May 14, 2019 09:11 PM

A Look at Alibaba’s Next Generation

Since Alibaba initiated two waves of personnel changes and corporate restructuring after company founder Jack Ma announced his retirement, two executives have emerged as people to watch. Photo: VCG
Since Alibaba initiated two waves of personnel changes and corporate restructuring after company founder Jack Ma announced his retirement, two executives have emerged as people to watch. Photo: VCG

A team of young executives are being groomed to lead tech giant Alibaba Group Holding Ltd. as founder Jack Ma prepares to hand over the reins of his business empire to a new generation of leaders.

Last year, Ma announced that he would retire on Sept. 10, 2019, from the company he co-founded almost 20 years ago, passing the torch to the next generation of leaders led by current CEO Daniel Zhang. Ma will remain on the group’s board until 2020.

Since Ma’s announcement, the company has initiated two waves of personnel changes and corporate restructuring, starting late last year. In that process, two executives from Alibaba’s core e-commerce business and the affiliated Ant Financial have emerged as people to watch at China’s biggest e-commerce player.
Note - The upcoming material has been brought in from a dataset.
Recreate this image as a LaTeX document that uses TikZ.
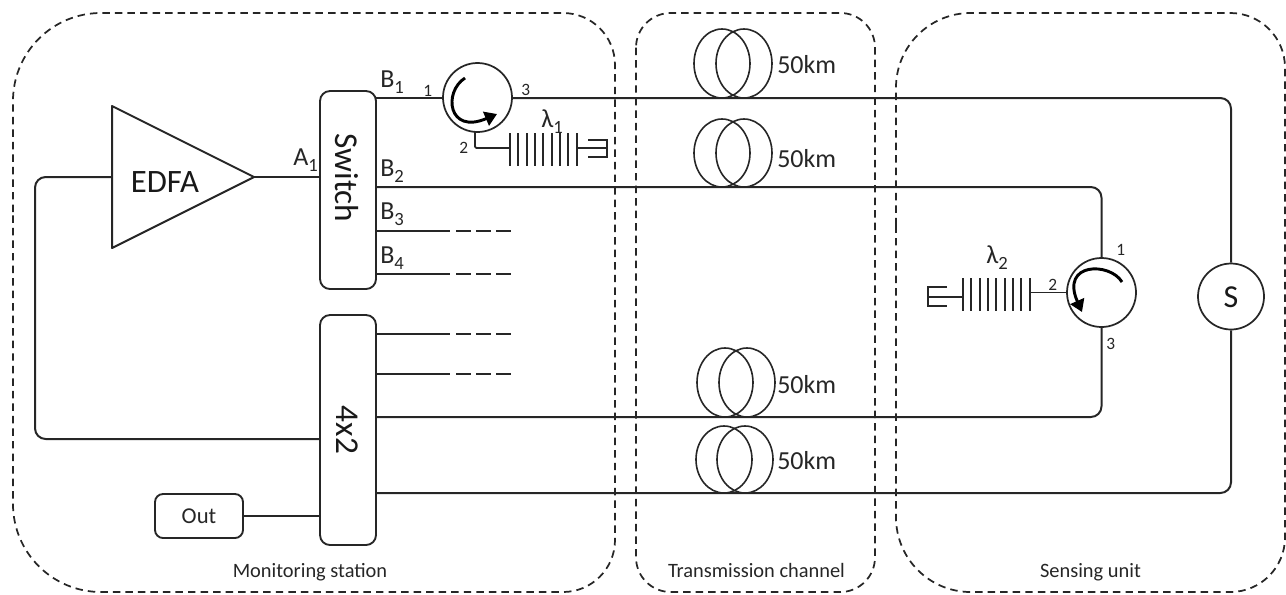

One is Jiang Fan, the first Alibaba executive to head business-to-customer platform Tmall and customer-to-customer site Taobao at the same time.

The other is Hu Xiaoming, the new president of Ant Financial who formerly led Alibaba’s cloud computing unit.

The young star

Jiang, 34, is Alibaba’s youngest senior executive and widely seen as one of the company’s future leaders.

In early March, Taobao President Jiang was made president of Tmall when its former chief was named assistant to Zhang. Jiang then became the first executive to carry the responsibility of leading the two most significant platforms in Alibaba’s core e-commerce business.

Jiang’s promotion is part of a series of personnel moves since November as Alibaba seeks to unify the management of the platforms while enhancing their cooperation with online financial service provider Ant Financial Services Group, analysts said. Jiang’s main mission is to contain the rapid expansion of e-commerce rival Pinduoduo, Alibaba sources told Caixin.

Jiang founded analytics provider Umeng, which was acquired by Alibaba in 2013. After that sale, he joined Alibaba and led its efforts to shift to mobile-based services. The executive is known for his ability to launch new products and make adjustments quickly in response to market reactions. These are major assets in a fast-moving market, an Alibaba source said.

Since his appointment, Jiang has initiated a series of changes to improve the platforms’ search functions and their personalized product recommendations and has revived Tmall’s sluggish group-buying service Juhuasuan to win back price-conscious shoppers from Pinduoduo, sources said.

Out of the cloud and into fintech

Hu Xiaoming has served in a number of senior positions since joining Alibaba in 2005, both at the e-commerce giant and Ant Financial. Last November, Ant Financial tapped Hu to become its new president, filling the long-vacant position after the fintech firm’s valuation hit $151 billion.

Hu, now in his 40s, took over the job after three years at the helm of cloud computing unit Alibaba Cloud. The position had been vacant since former Ant Financial President Eric Jing was elevated to CEO in October 2016.

Prior to his tenure at Alibaba Cloud, Hu was Ant Financial’s chief risk officer from November 2013 to October 2014. Before getting into tech, Hu worked for more than 10 years at several financial institutions, including China Construction Bank and China Everbright Bank.

Under Hu’s leadership, Alibaba Cloud transformed itself from a technology-focused firm to a more commercialized entity. In the second quarter of 2017, its number of paid users surpassed 1 million for the first time since the business was established in 2009.

Ant Financial, which runs the online payment platform Alipay, has more than 700 million annual active users in China, according to the company’s latest earnings report.

Despite last year’s announcement of his retirement, Ma is likely to continue exercising influence after his official departure. There is a 38-person partnership that ultimately controls the group’s board, a mechanism that will allow him to retain power after his “retirement.”